WASHINGTON – Four new teams have joined the Google Lunar X Prize robotic race to the Moon for a $20 million grand prize, the X Prize Foundation announced May 21.
The addition of two U.S. teams, another from Malaysia and one so-called “mystery team” brings to 14 the number of groups competing to be first to land a privately funded robot on the Moon, said X Prize spokeswoman Becky Ramsey. The craft must be capable of roaming the lunar surface for at least 500 meters and sending video, images and data to Earth.
The Malaysian team Advaeros will be led by Hanidy Yusof, founder of Advanced Aerospace Industries of Malaysia. Baltimore
-based Juxtopia Group, a nonprofit research organization focusing its education efforts on minority populations, has joined the contest with a team called Jurban; and a team called Stellar led by Dick Dell and members from North Carolina State University, Insight Technologies and the Advanced Vehicle Research Center also has
joined. A fourth team opted to register officially but remain anonymous until July 20, 2009.

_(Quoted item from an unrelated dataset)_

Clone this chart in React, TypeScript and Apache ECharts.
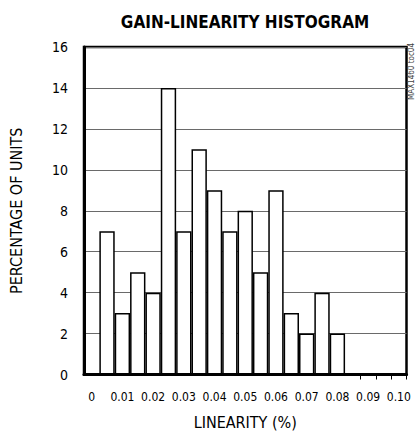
import React, { useEffect, useRef } from "react";
import * as echarts from "echarts";

const categories = [
  "0", "0.005", "0.01", "0.015", "0.02", "0.025", "0.03", "0.035", "0.04", "0.045",
  "0.05", "0.055", "0.06", "0.065", "0.07", "0.075", "0.08", "0.085", "0.09", "0.095", "0.10",
];
const percentages = [0, 7, 3, 5, 4, 14, 7, 11, 9, 7, 8, 5, 9, 3, 2, 4, 2, 0, 0, 0, 0];
const tickedBoundaries = [18, 19, 20];

const FONT = '"Liberation Sans Narrow", "DejaVu Sans Condensed", "Roboto", sans-serif';

export default function App() {
  const ref = useRef<HTMLDivElement>(null);
  useEffect(() => {
    if (!ref.current) return;
    const chart = echarts.init(ref.current, null, { renderer: "svg" });
    chart.setOption({
      animation: false,
      backgroundColor: "#fff",
      title: {
        text: "GAIN-LINEARITY HISTOGRAM",
        left: 240,
        top: 8,
        textAlign: "center",
        textStyle: { fontFamily: FONT, fontWeight: "bold", fontSize: 17, color: "#000" },
      },
      graphic: [
        {
          type: "text",
          x: 407,
          y: 100,
          rotation: Math.PI / 2,
          style: {
            text: "MAX1460 toc04",
            fontFamily: FONT,
            fontSize: 8,
            fill: "#444",
            textAlign: "left",
            textVerticalAlign: "top",
          },
        },
      ],
      grid: {
        left: 78,
        right: 9.5,
        top: 47,
        bottom: 63.5,
        show: true,
        borderColor: "#000",
        borderWidth: 2.5,
      },
      xAxis: {
        type: "category",
        data: categories,
        boundaryGap: true,
        name: "LINEARITY (%)",
        nameLocation: "middle",
        nameGap: 40,
        nameTextStyle: { fontFamily: FONT, fontSize: 16, color: "#000" },
        axisLine: { show: true, lineStyle: { color: "#000", width: 3 } },
        axisTick: {
          show: true,
          length: 5,
          interval: (index: number) => tickedBoundaries.includes(index),
          lineStyle: { color: "#000", width: 1 },
        },
        axisLabel: {
          interval: 1,
          margin: 16,
          fontFamily: FONT,
          fontSize: 12,
          color: "#000",
        },
        splitLine: { show: false },
      },
      yAxis: {
        type: "value",
        min: 0,
        max: 16,
        interval: 2,
        name: "PERCENTAGE OF UNITS",
        nameLocation: "middle",
        nameGap: 60,
        nameTextStyle: { fontFamily: FONT, fontSize: 16, color: "#000" },
        axisLine: { show: true, lineStyle: { color: "#000", width: 3 } },
        axisTick: { show: false },
        axisLabel: { margin: 16, fontFamily: FONT, fontSize: 14, color: "#000" },
        splitLine: { show: true, lineStyle: { color: "#6a6a6a", width: 1 } },
      },
      series: [
        {
          type: "bar",
          data: percentages,
          barCategoryGap: "0%",
          itemStyle: { color: "#fff", borderColor: "#000", borderWidth: 1.5 },
        },
      ],
    });
    return () => chart.dispose();
  }, []);
  return (
    <div
      ref={ref}
      style={{ position: "fixed", left: 0, top: 0, width: 416, height: 438 }}
    />
  );
}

Peter Diamandis, chairman and chief executive of the X Prize Foundation, said he was excited by the diversity of the 14 teams, both geographically and in their ideas and plans.
“We are thrilled to announce the first Asian X Prize team, the first mystery team for the Google Lunar X Prize and the first X Prize team from a historically black colleges and universities partnership,” Diamandis said May 22 in a prepared statement. “We could not ask for a better group of competitors.”
The 14 contest competitors attended a summit May 21 and 22 at the International Space University in Strasbourg, France, to meet with X Prize Foundation officials, government and industry officials and potential suppliers and customers. The series of workshops and panels was intended to collect input from teams and as well as provide help to the teams.
The grand prize of $20 million and second and third place prizes of $5 million will be offered until Dec. 31, 2012. The grand prize amount will drop to $15 million for the following two years. The contest is scheduled to end Dec. 31, 2014, unless Google and the X Prize Foundation extend it.
The X Prize Foundation is a nonprofit educational institute that captured headlines with its first contest in 2004. In the inaugural Ansari X Prize contest, legendary aircraft designer and Mojave, Calif.-based Scaled Composites founder Burt Rutan, backed by Microsoft co-founder Paul Allen, built and flew the world’s first privately funded vehicle to carry a person to space for a $10 million cash prize. The foundation is creating prizes in exploration, life sciences, energy and environment, education and global development, according to a May 21 X Prize Foundation press release.
Internet search engine giant Google teamed with the X Prize Foundation in September 2007 by agreeing to fund the lunar lander contest.
The summit also featured a one-day competition for student teams from European and U.S. universities who designed technical and business plans for the Lunar X Prize and presented them to a panel of judges, including officials from European and U.S. space agencies and industry experts. Two teams tied for first place: the International Space University and University of Stuttgart.